Back to Mr. Sarpong’s argument, he argued Ghana is suffering from infrastructural deficit therefore; we must stop subsidizing the education of those who can’t afford to pay to fix our infrastructural. Which weird for two reasons: one, Ghana will always face infrastructural problems even if we dedicate all our resources to building infrastructure because of scarce resources and depreciation. Second, he supports building schools and encourages constructing of roads as supposed to helping children attend those schools. It’s like advocating buying phones for your children but rejecting ever having to buy units on the phone.
To Mr. Sarpong credit, he suggested a solution, which is; making all Northern SHS Day Schools. To which I say the cure is worse than the disease. Day School doesn’t solve the problem it just creates a much difficult ones. First, it will make it harder for students from far distances to attend certain SHS. Example, it will be difficult for children from Bolga to attend Nobisco or Tamasco. Moreover, how many families will be willing to let their 14 years old girls and boys travelled to Tamale to live on their own for SHS ? Not many. Even under school authorities’ supervision, we have heard of students involved in prostitution, how much more, zero supervision? Also, making every school a day school comes with a cost, i.e. the cost of building more schools in each community. Which I suggest will necessarily surpass providing subsidies to SHS.
All of these problems will be created without solving the main problem at hand: the wealth gap.
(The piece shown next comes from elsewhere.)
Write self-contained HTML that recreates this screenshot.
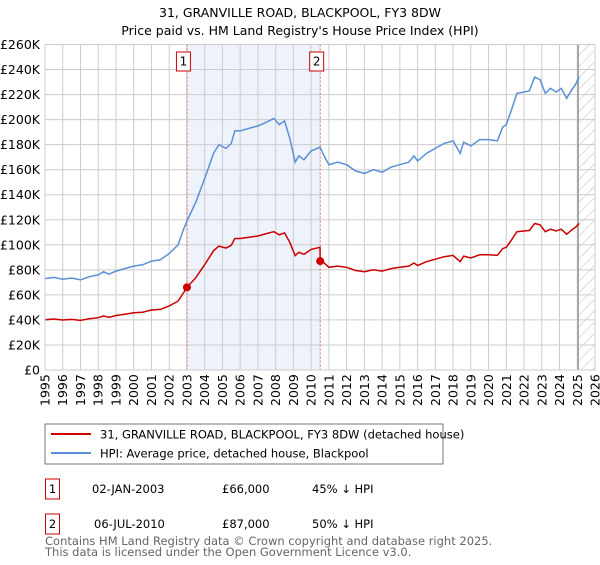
<!DOCTYPE html>
<html><head><meta charset="utf-8"><style>
body{margin:0;background:#fff;font-family:"Liberation Sans","DejaVu Sans",sans-serif;}
svg text{font-family:"DejaVu Sans","Liberation Sans",sans-serif;}
</style></head><body>
<svg id="chart" width="600" height="560" xmlns="http://www.w3.org/2000/svg">
<defs><pattern id="hatch" width="8" height="8" patternUnits="userSpaceOnUse" patternTransform="rotate(45)"><line x1="0" y1="0" x2="0" y2="8" stroke="#bbb" stroke-width="1"/></pattern></defs>
<text x="300" y="17" text-anchor="middle" font-size="12.5" fill="#000">31, GRANVILLE ROAD, BLACKPOOL, FY3 8DW</text>
<text x="300" y="35" text-anchor="middle" font-size="12.5" fill="#000">Price paid vs. HM Land Registry's House Price Index (HPI)</text>
<g id="plot"></g>
<rect x="45" y="424" width="398" height="40" fill="#fff" stroke="#777"/>
<line x1="51" y1="434" x2="91" y2="434" stroke="#cc0000" stroke-width="2"/>
<text x="100" y="438.5" font-size="11.5">31, GRANVILLE ROAD, BLACKPOOL, FY3 8DW (detached house)</text>
<line x1="51" y1="453" x2="91" y2="453" stroke="#5b8fd6" stroke-width="2"/>
<text x="100" y="457.5" font-size="11.5">HPI: Average price, detached house, Blackpool</text>
<g font-size="11.5">
<rect x="45.5" y="479" width="14" height="20" fill="#fff" stroke="#cc0000"/>
<text x="52.5" y="493" text-anchor="middle">1</text>
<text x="92" y="493">02-JAN-2003</text><text x="222" y="493">£66,000</text><text x="312" y="493">45% ↓ HPI</text></g>
<g font-size="11.5">
<rect x="45.5" y="514" width="14" height="20" fill="#fff" stroke="#cc0000"/>
<text x="52.5" y="528" text-anchor="middle">2</text>
<text x="94" y="528">06-JUL-2010</text><text x="222" y="528">£87,000</text><text x="312" y="528">50% ↓ HPI</text></g>
<text x="45" y="545" font-size="11.5" fill="#666">Contains HM Land Registry data © Crown copyright and database right 2025.</text>
<text x="45" y="556" font-size="11.5" fill="#666">This data is licensed under the Open Government Licence v3.0.</text>
</svg>
<script>
const years=[1995.0,1995.5,1996.0,1996.5,1997.0,1997.5,1998.0,1998.3,1998.6,1999.0,1999.5,2000.0,2000.5,2001.0,2001.5,2002.0,2002.5,2002.8,2003.0,2003.5,2004.0,2004.5,2004.8,2005.2,2005.5,2005.7,2006.0,2006.5,2007.0,2007.5,2007.9,2008.2,2008.5,2008.8,2009.1,2009.3,2009.6,2010.0,2010.5,2010.7,2011.0,2011.5,2012.0,2012.5,2013.0,2013.5,2014.0,2014.5,2015.0,2015.5,2015.8,2016.0,2016.5,2017.0,2017.5,2018.0,2018.4,2018.6,2019.0,2019.5,2020.0,2020.5,2020.8,2021.0,2021.3,2021.6,2022.0,2022.3,2022.6,2022.9,2023.2,2023.5,2023.8,2024.1,2024.4,2024.7,2024.9,2025.1];
const hpiVals=[73,74,72.5,73.5,72,74.5,76,78.5,76.5,79,81,83,84,87,88,93,100,112,119,134,153,173,180,177,181,191,191,193,195,198,201,196,199,185,166,171,168,175,178,172,164,166,164,159,157,160,158,162,164,166,171,167,173,177,181,183,173,182,179,184,184,183,194,196,208,221,222,223,234,232,221,225,222,225,217,224,228,234];
const redVals=[40.2,40.7,39.9,40.4,39.6,41,41.8,43.2,42.1,43.5,44.6,45.7,46.2,47.9,48.4,51.2,55,61.6,65.5,73.7,84.2,95.2,99,97.4,99.6,105,105,106,107,109,110.5,108,109.5,102,91.3,94,92.4,96.3,98,86,82,83,82,79.5,78.5,80,79,81,82,83,85.5,83.5,86.5,88.5,90.5,91.5,86.5,91,89.5,92,92,91.5,97,98,104,110.5,111,111.5,117,116,110.5,112.5,111,112.5,108.5,112,114,117];
const saleDates=[2003.0,2010.51];
const salePrices=[66,87];
const saleLabels=["1","2"];
const yTicks=[0,20,40,60,80,100,120,140,160,180,200,220,240,260];
const xTicks=[1995,1996,1997,1998,1999,2000,2001,2002,2003,2004,2005,2006,2007,2008,2009,2010,2011,2012,2013,2014,2015,2016,2017,2018,2019,2020,2021,2022,2023,2024,2025,2026];
const L=45,R=595,T=44.5,B=370,X0=1995,X1=2026,YMAX=260,dataEnd=2025.05;
const X=v=>L+(v-X0)/(X1-X0)*(R-L);
const Y=v=>B-v/YMAX*(B-T);
const NS="http://www.w3.org/2000/svg";
const g=document.getElementById('plot');
function mk(tag,attrs,parent){const e=document.createElementNS(NS,tag);for(const k in attrs)e.setAttribute(k,attrs[k]);(parent||g).appendChild(e);return e;}
let e;
e=mk('rect',{x:X(saleDates[0]),y:T,width:X(saleDates[1])-X(saleDates[0]),height:B-T,fill:'#eef2fb'});


e=mk('rect',{x:X(dataEnd),y:T,width:R-X(dataEnd),height:B-T,fill:'url(#hatch)'});


yTicks.forEach(t=>{
 e=mk('line',{x1:L,x2:R,y1:Y(t),y2:Y(t),stroke:'#ccc','stroke-width':1});
 
 
 e=mk('text',{x:L-5,y:Y(t)+4.5,'text-anchor':'end','font-size':12.5});
 e.textContent=t===0?'£0':'£'+t+'K';
 
 
});
xTicks.forEach(t=>{
 e=mk('line',{x1:X(t),x2:X(t),y1:T,y2:B,stroke:'#ccc','stroke-width':1});
 
 
 e=mk('text',{x:0,y:0,'font-size':12.5,transform:`translate(${X(t)+4.5},${B+36}) rotate(-90)`});
 e.textContent=t;
 
 
});
e=mk('line',{x1:X(dataEnd),x2:X(dataEnd),y1:T,y2:B,stroke:'#999','stroke-width':1.5});


saleDates.forEach((d,i)=>{
 e=mk('line',{x1:X(d),x2:X(d),y1:T,y2:B,stroke:'#e06060','stroke-width':1,'stroke-dasharray':'2,2'});
 
 
});
let hp=years.map((y,i)=>(i?'L':'M')+X(y).toFixed(1)+','+Y(hpiVals[i]).toFixed(1)).join('');
e=mk('path',{d:hp,fill:'none',stroke:'#5b8fd6','stroke-width':1.5});


let pts=years.map((y,i)=>[y,redVals[i]]);
saleDates.forEach((d,i)=>pts.push([d,salePrices[i]]));
pts.sort((a,b)=>a[0]-b[0]);
let rp=pts.map((p,i)=>(i?'L':'M')+X(p[0]).toFixed(1)+','+Y(p[1]).toFixed(1)).join('');
e=mk('path',{d:rp,fill:'none',stroke:'#cc0000','stroke-width':1.5});


saleDates.forEach((d,i)=>{
 e=mk('circle',{cx:X(d),cy:Y(salePrices[i]),r:4,fill:'#cc0000'});
 
 
 e=mk('rect',{x:X(d)-10.5,y:52,width:14,height:19,fill:'#fff',stroke:'#cc0000'});
 
 
 e=mk('text',{x:X(d)-3.5,y:65.5,'text-anchor':'middle','font-size':12});
 e.textContent=saleLabels[i];
 
 
});
e=mk('rect',{x:L,y:T,width:R-L,height:B-T,fill:'none',stroke:'#ccc'});


</script>
</body></html>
As someone born and raised in the North, I know too well what families go through. Some families are in abject poverty such that even under this subsidize school fees; they cannot still afford to pay. They are hundreds of families if not thousands children whose parents have to take out loans from neighbors or source support from generous neighbors to pay their children school fees, not when they are in school( because they couldn’t afford to pay) but after graduation to collect their WASSCE Results Papers. As someone who attended secondary school in the North, I have heard very horrible stories of people suffering to pay school fees from friends, and family members. And the idea that, every Northerner has animals to sell pay for his or her children school fees is simply false and wishful thinking. It is like saying every American has a private jet.
That is why I think our political leaders deserve great commendation for keeping this subsidized feeding program in place, from the NDC to the NPP. As someone who had to stay home for weeks during the Kuffour administration due to lack of funds, and a stern critique of the Mahama administration, I will like to personally thank the president for not repeating past mistakes, of over delaying school feeding funds, by disbursing the funds quick this time round.
To the president, I say thank you. To Mr. Sarpong, despite the insults and the hatred, I say Northerners love you.
You welcome. Can we all get back to work? We have very important things to do.